*Work to complete*
Reproduce the listing verbatim.

◇ ◇ ◇ ◇ ◇ ◇ ◇

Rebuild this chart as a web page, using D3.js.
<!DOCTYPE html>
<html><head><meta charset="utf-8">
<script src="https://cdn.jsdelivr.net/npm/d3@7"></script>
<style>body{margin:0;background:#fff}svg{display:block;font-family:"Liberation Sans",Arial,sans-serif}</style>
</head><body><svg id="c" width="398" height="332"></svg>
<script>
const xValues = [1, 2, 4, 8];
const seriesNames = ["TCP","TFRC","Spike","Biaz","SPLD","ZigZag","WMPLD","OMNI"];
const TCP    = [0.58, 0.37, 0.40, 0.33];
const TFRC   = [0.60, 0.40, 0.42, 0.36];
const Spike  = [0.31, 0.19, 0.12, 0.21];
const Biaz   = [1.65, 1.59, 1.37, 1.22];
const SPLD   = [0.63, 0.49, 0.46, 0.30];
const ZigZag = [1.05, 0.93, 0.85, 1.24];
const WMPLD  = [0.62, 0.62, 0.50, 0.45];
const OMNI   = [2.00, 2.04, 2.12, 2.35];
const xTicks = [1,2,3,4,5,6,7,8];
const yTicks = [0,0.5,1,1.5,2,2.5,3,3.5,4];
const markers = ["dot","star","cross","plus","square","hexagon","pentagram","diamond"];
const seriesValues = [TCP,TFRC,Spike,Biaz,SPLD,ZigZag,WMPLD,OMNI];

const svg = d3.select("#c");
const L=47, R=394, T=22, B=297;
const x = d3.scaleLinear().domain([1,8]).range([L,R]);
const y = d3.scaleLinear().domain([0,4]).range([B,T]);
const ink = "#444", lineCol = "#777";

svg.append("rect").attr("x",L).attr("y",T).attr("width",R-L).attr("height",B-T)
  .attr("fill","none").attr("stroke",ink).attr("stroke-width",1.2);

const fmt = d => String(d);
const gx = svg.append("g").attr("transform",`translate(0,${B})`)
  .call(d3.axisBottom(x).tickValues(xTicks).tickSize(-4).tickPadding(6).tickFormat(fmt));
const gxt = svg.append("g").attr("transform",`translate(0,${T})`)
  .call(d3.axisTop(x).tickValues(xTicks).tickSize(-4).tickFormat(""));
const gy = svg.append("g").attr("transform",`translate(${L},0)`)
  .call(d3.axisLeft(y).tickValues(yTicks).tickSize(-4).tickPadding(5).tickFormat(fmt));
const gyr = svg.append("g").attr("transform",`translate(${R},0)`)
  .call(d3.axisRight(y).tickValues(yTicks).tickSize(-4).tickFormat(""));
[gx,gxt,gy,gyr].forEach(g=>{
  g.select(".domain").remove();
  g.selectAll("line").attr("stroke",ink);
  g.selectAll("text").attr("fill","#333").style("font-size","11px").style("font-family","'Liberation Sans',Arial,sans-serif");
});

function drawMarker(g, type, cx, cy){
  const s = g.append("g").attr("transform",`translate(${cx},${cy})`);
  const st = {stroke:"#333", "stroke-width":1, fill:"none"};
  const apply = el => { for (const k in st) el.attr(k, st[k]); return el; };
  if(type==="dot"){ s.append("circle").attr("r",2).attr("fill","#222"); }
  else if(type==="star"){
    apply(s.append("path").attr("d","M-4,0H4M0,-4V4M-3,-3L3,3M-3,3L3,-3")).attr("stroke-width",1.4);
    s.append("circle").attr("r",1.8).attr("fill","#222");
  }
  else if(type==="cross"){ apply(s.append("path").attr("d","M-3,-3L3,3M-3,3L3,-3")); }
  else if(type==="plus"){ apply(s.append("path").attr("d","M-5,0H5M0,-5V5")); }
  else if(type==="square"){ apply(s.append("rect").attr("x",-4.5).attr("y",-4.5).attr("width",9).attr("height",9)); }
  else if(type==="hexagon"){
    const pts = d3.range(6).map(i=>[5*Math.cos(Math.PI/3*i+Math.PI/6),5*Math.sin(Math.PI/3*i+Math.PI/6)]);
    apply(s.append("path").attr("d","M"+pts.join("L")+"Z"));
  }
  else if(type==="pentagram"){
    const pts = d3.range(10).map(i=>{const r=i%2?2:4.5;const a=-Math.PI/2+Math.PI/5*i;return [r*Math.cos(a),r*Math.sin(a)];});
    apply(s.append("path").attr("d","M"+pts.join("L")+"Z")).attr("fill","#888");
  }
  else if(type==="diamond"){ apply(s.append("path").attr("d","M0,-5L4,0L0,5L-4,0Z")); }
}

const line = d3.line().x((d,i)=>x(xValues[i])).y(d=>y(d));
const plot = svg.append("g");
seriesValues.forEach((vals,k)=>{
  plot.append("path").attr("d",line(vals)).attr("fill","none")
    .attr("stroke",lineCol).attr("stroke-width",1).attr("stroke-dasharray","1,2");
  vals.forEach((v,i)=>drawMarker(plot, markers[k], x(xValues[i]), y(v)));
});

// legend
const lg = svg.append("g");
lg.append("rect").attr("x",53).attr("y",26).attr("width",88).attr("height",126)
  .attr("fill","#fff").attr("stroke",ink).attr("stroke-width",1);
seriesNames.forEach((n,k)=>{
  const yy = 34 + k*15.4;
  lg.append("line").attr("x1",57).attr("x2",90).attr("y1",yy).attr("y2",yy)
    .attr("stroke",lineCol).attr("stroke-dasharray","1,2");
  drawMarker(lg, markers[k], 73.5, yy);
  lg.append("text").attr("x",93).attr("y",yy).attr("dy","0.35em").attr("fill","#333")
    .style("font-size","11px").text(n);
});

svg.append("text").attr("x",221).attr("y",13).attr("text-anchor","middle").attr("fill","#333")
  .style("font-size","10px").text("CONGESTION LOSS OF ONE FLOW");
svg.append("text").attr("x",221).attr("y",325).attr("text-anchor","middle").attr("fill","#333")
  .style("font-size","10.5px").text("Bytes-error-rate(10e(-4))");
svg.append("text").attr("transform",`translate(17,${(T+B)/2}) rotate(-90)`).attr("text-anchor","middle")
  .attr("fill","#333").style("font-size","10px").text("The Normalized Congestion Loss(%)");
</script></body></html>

◇ ◇ ◇ ◇ ◇ ◇ ◇

*Answer to the exercise*
Rebuild this chart as a web page, using D3.js.
<!DOCTYPE html>
<html><head><meta charset="utf-8">
<script src="https://cdn.jsdelivr.net/npm/d3@7"></script>
<style>body{margin:0;background:#fff}svg{display:block;font-family:"Liberation Sans",Arial,sans-serif}</style>
</head><body><svg id="c" width="398" height="332"></svg>
<script>
const xValues = [1, 2, 4, 8];
const seriesNames = ["TCP","TFRC","Spike","Biaz","SPLD","ZigZag","WMPLD","OMNI"];
const TCP    = [0.58, 0.37, 0.40, 0.33];
const TFRC   = [0.60, 0.40, 0.42, 0.36];
const Spike  = [0.31, 0.19, 0.12, 0.21];
const Biaz   = [1.65, 1.59, 1.37, 1.22];
const SPLD   = [0.63, 0.49, 0.46, 0.30];
const ZigZag = [1.05, 0.93, 0.85, 1.24];
const WMPLD  = [0.62, 0.62, 0.50, 0.45];
const OMNI   = [2.00, 2.04, 2.12, 2.35];
const xTicks = [1,2,3,4,5,6,7,8];
const yTicks = [0,0.5,1,1.5,2,2.5,3,3.5,4];
const markers = ["dot","star","cross","plus","square","hexagon","pentagram","diamond"];
const seriesValues = [TCP,TFRC,Spike,Biaz,SPLD,ZigZag,WMPLD,OMNI];

const svg = d3.select("#c");
const L=47, R=394, T=22, B=297;
const x = d3.scaleLinear().domain([1,8]).range([L,R]);
const y = d3.scaleLinear().domain([0,4]).range([B,T]);
const ink = "#444", lineCol = "#777";

svg.append("rect").attr("x",L).attr("y",T).attr("width",R-L).attr("height",B-T)
  .attr("fill","none").attr("stroke",ink).attr("stroke-width",1.2);

const fmt = d => String(d);
const gx = svg.append("g").attr("transform",`translate(0,${B})`)
  .call(d3.axisBottom(x).tickValues(xTicks).tickSize(-4).tickPadding(6).tickFormat(fmt));
const gxt = svg.append("g").attr("transform",`translate(0,${T})`)
  .call(d3.axisTop(x).tickValues(xTicks).tickSize(-4).tickFormat(""));
const gy = svg.append("g").attr("transform",`translate(${L},0)`)
  .call(d3.axisLeft(y).tickValues(yTicks).tickSize(-4).tickPadding(5).tickFormat(fmt));
const gyr = svg.append("g").attr("transform",`translate(${R},0)`)
  .call(d3.axisRight(y).tickValues(yTicks).tickSize(-4).tickFormat(""));
[gx,gxt,gy,gyr].forEach(g=>{
  g.select(".domain").remove();
  g.selectAll("line").attr("stroke",ink);
  g.selectAll("text").attr("fill","#333").style("font-size","11px").style("font-family","'Liberation Sans',Arial,sans-serif");
});

function drawMarker(g, type, cx, cy){
  const s = g.append("g").attr("transform",`translate(${cx},${cy})`);
  const st = {stroke:"#333", "stroke-width":1, fill:"none"};
  const apply = el => { for (const k in st) el.attr(k, st[k]); return el; };
  if(type==="dot"){ s.append("circle").attr("r",2).attr("fill","#222"); }
  else if(type==="star"){
    apply(s.append("path").attr("d","M-4,0H4M0,-4V4M-3,-3L3,3M-3,3L3,-3")).attr("stroke-width",1.4);
    s.append("circle").attr("r",1.8).attr("fill","#222");
  }
  else if(type==="cross"){ apply(s.append("path").attr("d","M-3,-3L3,3M-3,3L3,-3")); }
  else if(type==="plus"){ apply(s.append("path").attr("d","M-5,0H5M0,-5V5")); }
  else if(type==="square"){ apply(s.append("rect").attr("x",-4.5).attr("y",-4.5).attr("width",9).attr("height",9)); }
  else if(type==="hexagon"){
    const pts = d3.range(6).map(i=>[5*Math.cos(Math.PI/3*i+Math.PI/6),5*Math.sin(Math.PI/3*i+Math.PI/6)]);
    apply(s.append("path").attr("d","M"+pts.join("L")+"Z"));
  }
  else if(type==="pentagram"){
    const pts = d3.range(10).map(i=>{const r=i%2?2:4.5;const a=-Math.PI/2+Math.PI/5*i;return [r*Math.cos(a),r*Math.sin(a)];});
    apply(s.append("path").attr("d","M"+pts.join("L")+"Z")).attr("fill","#888");
  }
  else if(type==="diamond"){ apply(s.append("path").attr("d","M0,-5L4,0L0,5L-4,0Z")); }
}

const line = d3.line().x((d,i)=>x(xValues[i])).y(d=>y(d));
const plot = svg.append("g");
seriesValues.forEach((vals,k)=>{
  plot.append("path").attr("d",line(vals)).attr("fill","none")
    .attr("stroke",lineCol).attr("stroke-width",1).attr("stroke-dasharray","1,2");
  vals.forEach((v,i)=>drawMarker(plot, markers[k], x(xValues[i]), y(v)));
});

// legend
const lg = svg.append("g");
lg.append("rect").attr("x",53).attr("y",26).attr("width",88).attr("height",126)
  .attr("fill","#fff").attr("stroke",ink).attr("stroke-width",1);
seriesNames.forEach((n,k)=>{
  const yy = 34 + k*15.4;
  lg.append("line").attr("x1",57).attr("x2",90).attr("y1",yy).attr("y2",yy)
    .attr("stroke",lineCol).attr("stroke-dasharray","1,2");
  drawMarker(lg, markers[k], 73.5, yy);
  lg.append("text").attr("x",93).attr("y",yy).attr("dy","0.35em").attr("fill","#333")
    .style("font-size","11px").text(n);
});

svg.append("text").attr("x",221).attr("y",13).attr("text-anchor","middle").attr("fill","#333")
  .style("font-size","10px").text("CONGESTION LOSS OF ONE FLOW");
svg.append("text").attr("x",221).attr("y",325).attr("text-anchor","middle").attr("fill","#333")
  .style("font-size","10.5px").text("Bytes-error-rate(10e(-4))");
svg.append("text").attr("transform",`translate(17,${(T+B)/2}) rotate(-90)`).attr("text-anchor","middle")
  .attr("fill","#333").style("font-size","10px").text("The Normalized Congestion Loss(%)");
</script></body></html>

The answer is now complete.